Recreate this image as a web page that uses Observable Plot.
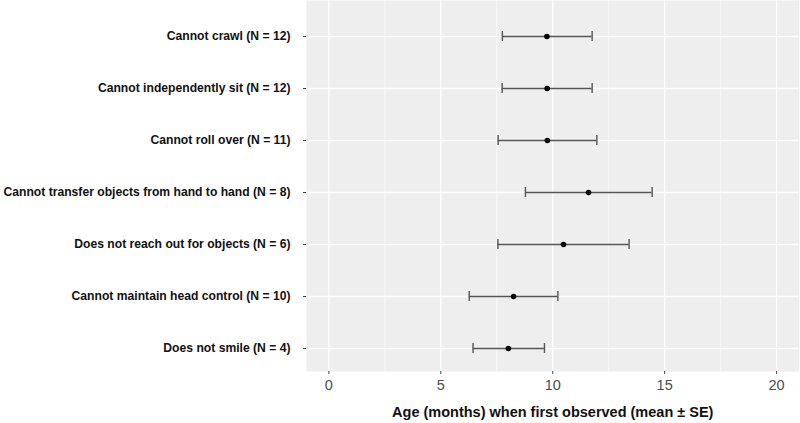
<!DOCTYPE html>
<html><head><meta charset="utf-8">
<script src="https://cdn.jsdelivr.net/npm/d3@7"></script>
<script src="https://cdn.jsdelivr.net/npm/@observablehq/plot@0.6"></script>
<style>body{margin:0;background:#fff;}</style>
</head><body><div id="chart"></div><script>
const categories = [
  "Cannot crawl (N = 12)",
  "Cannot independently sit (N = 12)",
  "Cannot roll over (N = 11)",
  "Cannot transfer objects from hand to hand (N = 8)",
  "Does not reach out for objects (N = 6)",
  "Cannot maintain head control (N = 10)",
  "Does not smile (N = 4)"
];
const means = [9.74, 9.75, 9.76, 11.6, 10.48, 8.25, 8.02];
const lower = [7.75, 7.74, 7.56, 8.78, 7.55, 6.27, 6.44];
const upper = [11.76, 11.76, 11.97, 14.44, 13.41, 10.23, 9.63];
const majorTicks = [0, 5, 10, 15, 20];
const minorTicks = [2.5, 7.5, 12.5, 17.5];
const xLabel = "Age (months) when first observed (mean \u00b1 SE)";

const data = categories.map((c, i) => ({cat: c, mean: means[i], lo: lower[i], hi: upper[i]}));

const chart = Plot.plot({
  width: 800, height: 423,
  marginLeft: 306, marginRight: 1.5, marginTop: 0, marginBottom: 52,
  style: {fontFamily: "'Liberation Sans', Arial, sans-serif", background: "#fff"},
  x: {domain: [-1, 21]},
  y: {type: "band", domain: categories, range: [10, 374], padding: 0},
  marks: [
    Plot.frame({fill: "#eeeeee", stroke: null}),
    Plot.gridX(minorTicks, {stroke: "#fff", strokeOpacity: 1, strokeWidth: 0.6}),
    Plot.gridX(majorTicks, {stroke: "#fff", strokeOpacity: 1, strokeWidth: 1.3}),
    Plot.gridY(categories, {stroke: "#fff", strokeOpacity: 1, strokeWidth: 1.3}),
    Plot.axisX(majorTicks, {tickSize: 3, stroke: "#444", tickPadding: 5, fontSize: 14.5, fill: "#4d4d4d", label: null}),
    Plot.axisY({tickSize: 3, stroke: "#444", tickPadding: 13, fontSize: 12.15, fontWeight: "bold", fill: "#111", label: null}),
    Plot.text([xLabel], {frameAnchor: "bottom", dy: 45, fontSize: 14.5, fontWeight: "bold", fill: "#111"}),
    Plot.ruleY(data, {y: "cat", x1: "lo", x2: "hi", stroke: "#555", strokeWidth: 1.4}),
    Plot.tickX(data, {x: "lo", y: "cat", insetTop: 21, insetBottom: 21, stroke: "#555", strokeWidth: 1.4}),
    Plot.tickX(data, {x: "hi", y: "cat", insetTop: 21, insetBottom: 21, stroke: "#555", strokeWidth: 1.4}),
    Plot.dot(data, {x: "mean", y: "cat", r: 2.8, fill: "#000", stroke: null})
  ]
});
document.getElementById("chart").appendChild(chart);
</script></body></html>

# # # # # # #

**Description of the task:** Give an exact copy of the material, leaving out every picture.

**Written response:**
Recreate this image as a web page that uses Observable Plot.
<!DOCTYPE html>
<html><head><meta charset="utf-8">
<script src="https://cdn.jsdelivr.net/npm/d3@7"></script>
<script src="https://cdn.jsdelivr.net/npm/@observablehq/plot@0.6"></script>
<style>body{margin:0;background:#fff;}</style>
</head><body><div id="chart"></div><script>
const categories = [
  "Cannot crawl (N = 12)",
  "Cannot independently sit (N = 12)",
  "Cannot roll over (N = 11)",
  "Cannot transfer objects from hand to hand (N = 8)",
  "Does not reach out for objects (N = 6)",
  "Cannot maintain head control (N = 10)",
  "Does not smile (N = 4)"
];
const means = [9.74, 9.75, 9.76, 11.6, 10.48, 8.25, 8.02];
const lower = [7.75, 7.74, 7.56, 8.78, 7.55, 6.27, 6.44];
const upper = [11.76, 11.76, 11.97, 14.44, 13.41, 10.23, 9.63];
const majorTicks = [0, 5, 10, 15, 20];
const minorTicks = [2.5, 7.5, 12.5, 17.5];
const xLabel = "Age (months) when first observed (mean \u00b1 SE)";

const data = categories.map((c, i) => ({cat: c, mean: means[i], lo: lower[i], hi: upper[i]}));

const chart = Plot.plot({
  width: 800, height: 423,
  marginLeft: 306, marginRight: 1.5, marginTop: 0, marginBottom: 52,
  style: {fontFamily: "'Liberation Sans', Arial, sans-serif", background: "#fff"},
  x: {domain: [-1, 21]},
  y: {type: "band", domain: categories, range: [10, 374], padding: 0},
  marks: [
    Plot.frame({fill: "#eeeeee", stroke: null}),
    Plot.gridX(minorTicks, {stroke: "#fff", strokeOpacity: 1, strokeWidth: 0.6}),
    Plot.gridX(majorTicks, {stroke: "#fff", strokeOpacity: 1, strokeWidth: 1.3}),
    Plot.gridY(categories, {stroke: "#fff", strokeOpacity: 1, strokeWidth: 1.3}),
    Plot.axisX(majorTicks, {tickSize: 3, stroke: "#444", tickPadding: 5, fontSize: 14.5, fill: "#4d4d4d", label: null}),
    Plot.axisY({tickSize: 3, stroke: "#444", tickPadding: 13, fontSize: 12.15, fontWeight: "bold", fill: "#111", label: null}),
    Plot.text([xLabel], {frameAnchor: "bottom", dy: 45, fontSize: 14.5, fontWeight: "bold", fill: "#111"}),
    Plot.ruleY(data, {y: "cat", x1: "lo", x2: "hi", stroke: "#555", strokeWidth: 1.4}),
    Plot.tickX(data, {x: "lo", y: "cat", insetTop: 21, insetBottom: 21, stroke: "#555", strokeWidth: 1.4}),
    Plot.tickX(data, {x: "hi", y: "cat", insetTop: 21, insetBottom: 21, stroke: "#555", strokeWidth: 1.4}),
    Plot.dot(data, {x: "mean", y: "cat", r: 2.8, fill: "#000", stroke: null})
  ]
});
document.getElementById("chart").appendChild(chart);
</script></body></html>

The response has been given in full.